The experimental design was similar to one used by Erthal et al. (2005). Each trial began with a fixation cross, which was displayed for 1500 (± 200) ms. Next, a central picture (9° × 12°) and two peripheral bars (0.3° × 3.0°) were presented for 200 ms. The bars were situated at 9° to the right and left of the center of the picture. A whole-screen black and grey checkerboard mask was then shown and remained on the screen until the participant responded or for a maximum of 1500 ms. Participants were instructed to ignore the task-irrelevant central image and to respond as fast and as accurately as possible to the peripheral bars, indicating whether their orientation was the same. Key presses (using the right or left index finger) corresponding to same/different orientation judgments were counterbalanced across participants. The angular difference of the bars in non-matching trials was 90°, and each block contained the same number of matching and non-matching trials. Each experimental block consisted of 15 trials with neutral photos and 15 trials with threat photos. There was a brief rest interval (2 to 3 min) between blocks. See Figure 1 for an illustration of the experimental design.

FIGURE 1

Figure 1. Schematic representation of the experimental design. The experimental session was divided into two blocks. During each block, one set of emotional stimuli (threat directed toward the observer or threat directed away from the observer) and its paired neutral stimuli were presented and repeated twice, totaling 15 neutral and 15 emotional stimuli per block. The order of neutral and threat images within a block was randomized, as was the order of the blocks between participants. Each trial began with a fixation cross that was presented for 1500 ms, which was followed by a central picture and two peripheral bars, which were presented for 200 ms. A checkerboard mask then appeared and remained on the screen until the participant gave a response or the maximum amount of allotted time (1500 ms) passed. Participants were instructed to ignore the task-irrelevant central images and to respond as fast and as accurately as possible regarding the orientation of the peripheral bars by indicating whether the orientation of the bars was the same. Stimuli are not drawn to scale.

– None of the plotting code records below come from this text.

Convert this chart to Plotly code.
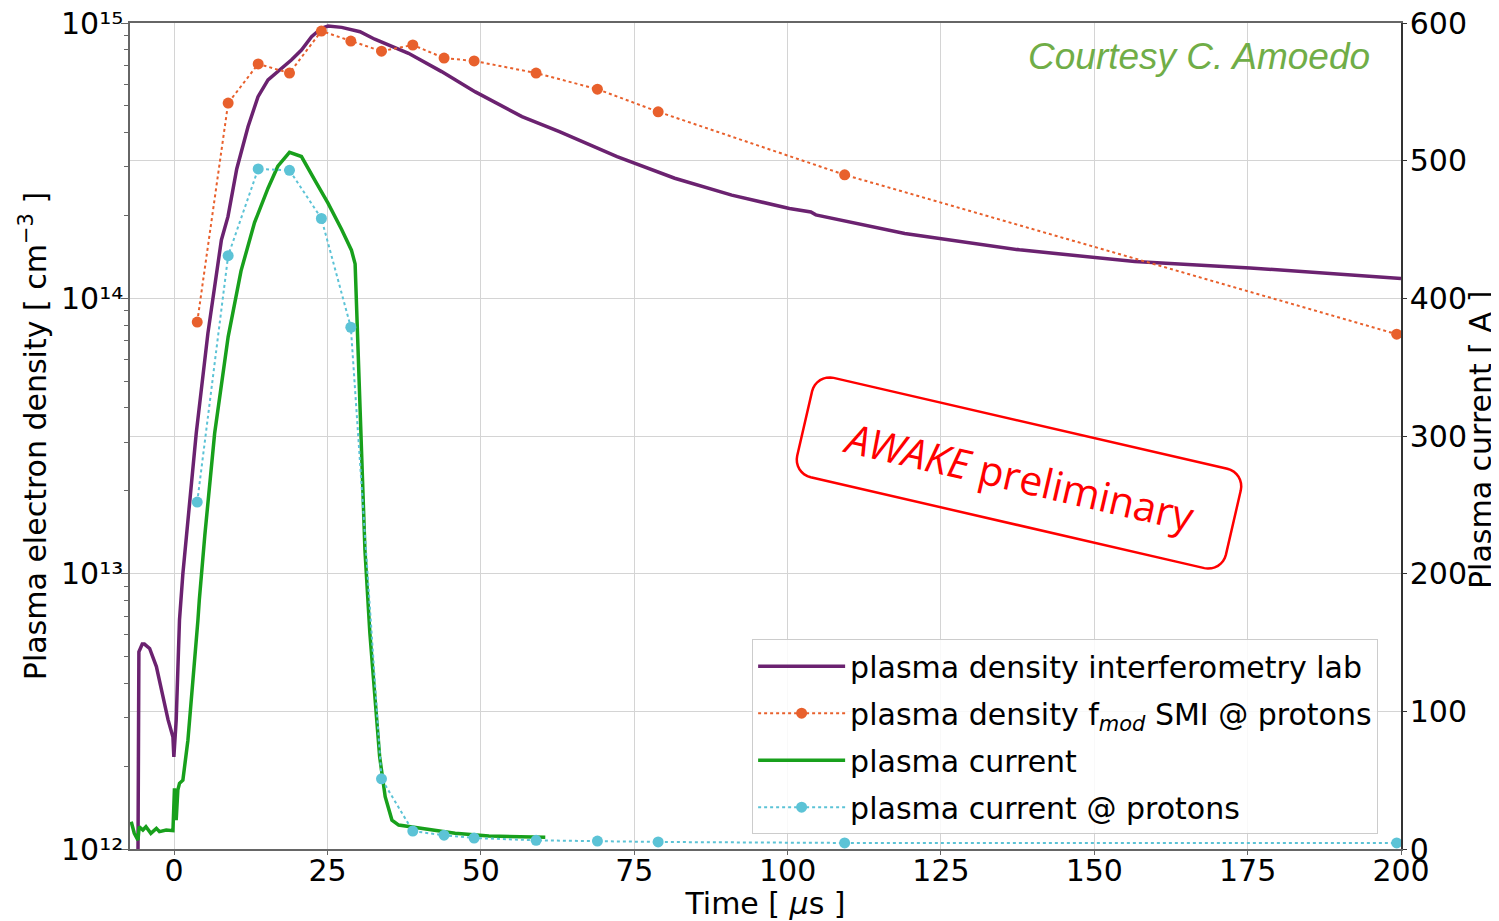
import math
import plotly.graph_objects as go

# ---------------- data ----------------
# plasma density interferometry lab (left axis, cm^-3)
dens_t = [-6.0, -5.75, -5.2, -4.85, -4.0, -2.9, -1.85, -1.0, -0.2, -0.05, 0.33, 0.87, 1.42,
          3.6, 5.5, 7.7, 8.77, 10.2, 12.04, 13.67, 15.3, 17.5, 19.1, 20.75, 22.4, 24.0, 25.1,
          27.3, 30.3, 32.7, 34.9, 38.2, 43.6, 49.1, 56.7, 62.8, 72.2, 81.6, 90.9, 100.3,
          103.8, 104.6, 119.1, 137.8, 156.6, 175.4, 200.0]
dens_v = [3e11, 5.2e12, 5.55e12, 5.55e12, 5.35e12, 4.6e12, 3.6e12, 2.95e12, 2.55e12, 2.16e12,
          2.94e12, 6.8e12, 1.0e13, 3.24e13, 7.46e13, 1.63e14, 1.98e14, 2.95e14, 4.2e14, 5.4e14,
          6.21e14, 6.84e14, 7.34e14, 7.98e14, 8.92e14, 9.57e14, 9.75e14, 9.64e14, 9.3e14,
          8.73e14, 8.32e14, 7.76e14, 6.66e14, 5.62e14, 4.57e14, 4.03e14, 3.27e14, 2.73e14,
          2.37e14, 2.12e14, 2.06e14, 2.01e14, 1.72e14, 1.50e14, 1.36e14, 1.29e14, 1.18e14]

# plasma density f_mod SMI @ protons (left axis)
smi_t = [3.76, 8.8, 13.7, 18.8, 24.0, 28.8, 33.8, 38.9, 44.0, 48.9, 59.0, 69.0, 78.9, 109.3, 199.3]
smi_v = [8.2e13, 5.12e14, 7.1e14, 6.58e14, 9.35e14, 8.6e14, 7.9e14, 8.32e14, 7.46e14, 7.28e14,
         6.58e14, 5.75e14, 4.76e14, 2.81e14, 7.41e13]

# plasma current (right axis, A)
cur_t = [-7.0, -6.5, -5.9, -5.7, -5.1, -4.6, -3.8, -2.9, -2.4, -1.3, -0.2, 0.05, 0.33, 0.6,
         0.87, 1.42, 2.24, 3.3, 3.87, 4.1, 5.0, 6.6, 8.8, 10.9, 13.1, 15.3, 16.9, 18.8, 20.75,
         22.9, 25.1, 27.3, 28.9, 29.5, 29.7, 30.0, 31.1, 31.9, 32.7, 33.5, 34.4, 35.5, 36.6,
         40.4, 45.8, 51.3, 60.5]
cur_v = [19.8, 11.4, 6.5, 16.2, 13.8, 16.2, 11.4, 15.0, 12.6, 13.8, 13.3, 44, 21, 42.9,
         47.7, 50, 79, 132, 166, 181, 228, 302, 372, 420, 455, 480, 496, 506, 503,
         486, 469, 450, 435, 425, 399, 362, 217, 157, 108, 67, 38, 21, 17.4,
         15, 11.4, 9.4, 8.5]

# plasma current @ protons (right axis)
cp_t = smi_t
cp_v = [252, 431, 494, 493, 458, 379, 51, 13, 10, 8, 6.3, 5.8, 5.1, 4.4, 4.4]

x_ticks = [0, 25, 50, 75, 100, 125, 150, 175, 200]
y_major = [1e12, 1e13, 1e14, 1e15]
y_major_text = ["10¹²", "10¹³", "10¹⁴", "10¹⁵"]
y_minor = [m * 10 ** e for e in (12, 13, 14) for m in range(2, 10)]
y2_ticks = [0, 100, 200, 300, 400, 500, 600]

PURPLE = "#6b2270"
ORANGE = "#e8602c"
GREEN = "#18a01c"
CYAN = "#5cc3d6"
FONT = "DejaVu Sans"

# ---------------- figure ----------------
fig = go.Figure()
fig.add_trace(go.Scatter(x=dens_t, y=dens_v, mode="lines", name="plasma density interferometry lab",
                         line=dict(color=PURPLE, width=3.5), legendgroup="a", yaxis="y"))
fig.add_trace(go.Scatter(x=smi_t, y=smi_v, mode="lines+markers",
                         name="plasma density f<sub><i>mod</i></sub> SMI @ protons",
                         line=dict(color=ORANGE, width=2, dash="dot"),
                         marker=dict(color=ORANGE, size=11), legendgroup="b", yaxis="y"))
fig.add_trace(go.Scatter(x=cur_t, y=cur_v, mode="lines", name="plasma current",
                         line=dict(color=GREEN, width=3.5), legendgroup="c", yaxis="y2"))
fig.add_trace(go.Scatter(x=cp_t, y=cp_v, mode="lines+markers", name="plasma current @ protons",
                         line=dict(color=CYAN, width=2, dash="dot"),
                         marker=dict(color=CYAN, size=11), legendgroup="d", yaxis="y2"))

# page offset caused by the default body margin of the html page
OFF = 8
FIG_W, FIG_H = 1499 - OFF, 921 - OFF
# plot area in page pixels
L, T, R, B = 130, 23, 1401, 849
PW, PH = R - L, B - T


def paper(px, py):
    return (px - L) / PW, (B - py) / PH


# rotated rounded rectangle stamp
cx, cy, W, H, rad, ang = 1019, 473, 440, 102, 18, math.radians(13)
pts = []
corners = [(W / 2 - rad, -H / 2 + rad, -90), (W / 2 - rad, H / 2 - rad, 0),
           (-W / 2 + rad, H / 2 - rad, 90), (-W / 2 + rad, -H / 2 + rad, 180)]
for (ccx, ccy, a0) in corners:
    for k in range(9):
        a = math.radians(a0 + 90 * k / 8)
        lx, ly = ccx + rad * math.cos(a), ccy + rad * math.sin(a)
        sx = cx + lx * math.cos(ang) - ly * math.sin(ang)
        sy = cy + lx * math.sin(ang) + ly * math.cos(ang)
        pts.append(paper(sx, sy))
path = "M " + " L ".join(f"{p[0]:.5f},{p[1]:.5f}" for p in pts) + " Z"
fig.add_shape(type="path", path=path, xref="paper", yref="paper",
              line=dict(color="red", width=2.5), fillcolor="rgba(0,0,0,0)", layer="above")

ax, ay = paper(1019, 476)
fig.add_annotation(x=ax, y=ay, xref="paper", yref="paper", text="<i>AWAKE</i> preliminary",
                   showarrow=False, textangle=13, xanchor="center", yanchor="middle",
                   font=dict(family="Open Sans", size=41, color="red"))

tx, ty = paper(1372, 57)
fig.add_annotation(x=tx, y=ty, xref="paper", yref="paper", text="<i>Courtesy C. Amoedo</i>",
                   showarrow=False, xanchor="right", yanchor="middle",
                   font=dict(family="Liberation Sans", size=37, color="#70ad47"))

# right axis title
rx, ry = paper(1480, 440)
fig.add_annotation(x=rx, y=ry, xref="paper", yref="paper", text="Plasma current [ A ]",
                   showarrow=False, textangle=-90, xanchor="center", yanchor="middle",
                   font=dict(family=FONT, size=30, color="black"))

GRID = "#d4d4d4"
AXL = "#666666"
fig.update_layout(
    width=FIG_W, height=FIG_H, autosize=False,
    margin=dict(l=L - OFF, r=FIG_W - (R - OFF), t=T - OFF, b=FIG_H - (B - OFF), pad=0),
    paper_bgcolor="white", plot_bgcolor="white",
    font=dict(family=FONT, size=30, color="black"),
    showlegend=True,
    legend=dict(x=0.982, y=0.018, xanchor="right", yanchor="bottom",
                bgcolor="rgba(255,255,255,0.85)", bordercolor="#cccccc", borderwidth=1,
                font=dict(family=FONT, size=30), tracegroupgap=5, traceorder="grouped",
                itemwidth=87),
    xaxis=dict(range=[-7.2, 200], tickvals=x_ticks, showgrid=True, gridcolor=GRID, gridwidth=1,
               showline=True, linecolor=AXL, linewidth=1.5, mirror=True,
               ticks="outside", ticklen=4, tickcolor=AXL, zeroline=False, automargin=False,
               tickfont=dict(size=30), ticklabelstandoff=-10, ticklabeloverflow="allow",
               title=dict(text="Time [ <i>μ</i>s ]", standoff=2, font=dict(size=30))),
    yaxis=dict(type="log", range=[12, 15], tickvals=y_major, ticktext=y_major_text,
               showgrid=True, gridcolor=GRID, gridwidth=1,
               showline=True, linecolor=AXL, linewidth=1.5, automargin=False,
               ticks="outside", ticklen=7, tickcolor=AXL, zeroline=False,
               minor=dict(tickvals=y_minor, ticks="outside", ticklen=4, tickcolor=AXL, showgrid=False),
               tickfont=dict(size=30), ticklabelstandoff=-8, ticklabeloverflow="allow",
               title=dict(text="Plasma electron density [ cm<sup>−3</sup> ]", standoff=6,
                          font=dict(size=30))),
    yaxis2=dict(overlaying="y", side="right", range=[0, 600], tickvals=y2_ticks,
                showgrid=True, gridcolor=GRID, gridwidth=1, automargin=False,
                showline=True, linecolor="#333333", linewidth=1.5,
                ticks="outside", ticklen=4, tickcolor="#333333", zeroline=False,
                tickfont=dict(size=30), ticklabelstandoff=-3, ticklabeloverflow="allow"),
)

fig.write_html("out.html")
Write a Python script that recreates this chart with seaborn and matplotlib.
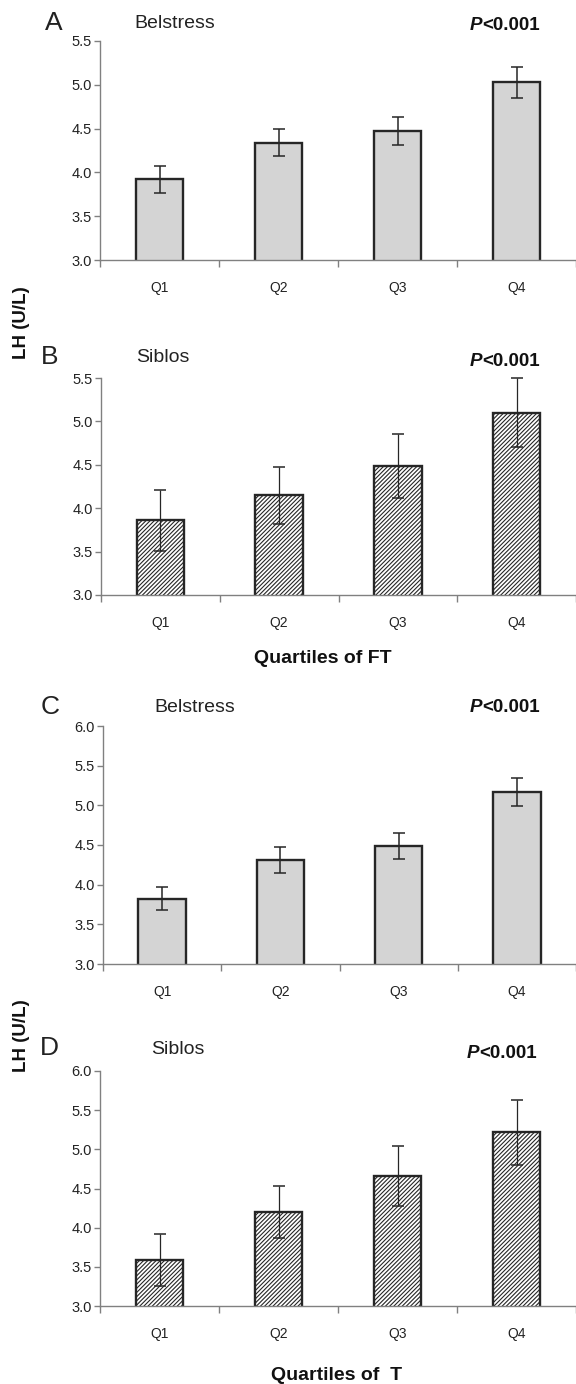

Participants performed a practice block prior to performing the two experimental blocks. An additional set of 10 neutral pictures of household objects from the IAPS (Lang et al., 2005) was selected for the practice block. During this training block, participants received feedback on the screen, which indicated anticipatory responses (RTs less than 100 ms), slow responses (RTs greater than 1500 ms), incorrect key responses and the RTs for correct trials. The training block was the only block in which feedback was given; it was not included in the analyses.

Threat Perception Rating

As mentioned before, Blanchard et al. (2001) demonstrated that particular features of threat stimuli that are determinant for triggering a defensive strategy in animals appear to be fundamentally equal for humans. According to these authors, the type of human defensive behavior evoked by threat stimuli is determined by factors such as: the magnitude of the threat, the escapability of the situation, the distance between the threat and the participant and the presence of available hiding places. To evaluate whether the stimuli used in the present experiment varied in these features, we asked a different group of 26 volunteers (16 female) from the Federal Fluminense University to rate each set of stimuli. All pictures of the same set were presented in sequence, and each picture was presented for 3 sec. After viewing the stimuli, partipants rated each set using a Likert scale to quantify the images in the following dimensions:

(1)  magnitude of threat (1–9 scale, 9 represented the highest extent of threat)

(2)  distance between threat and subject (9 corresponded to the closest distance)

(3)  escapability or inescapability of threat (9 corresponded to the lowest escapability)

(4)  possibility of hiding from the threat (9 corresponded to the lowest possibility).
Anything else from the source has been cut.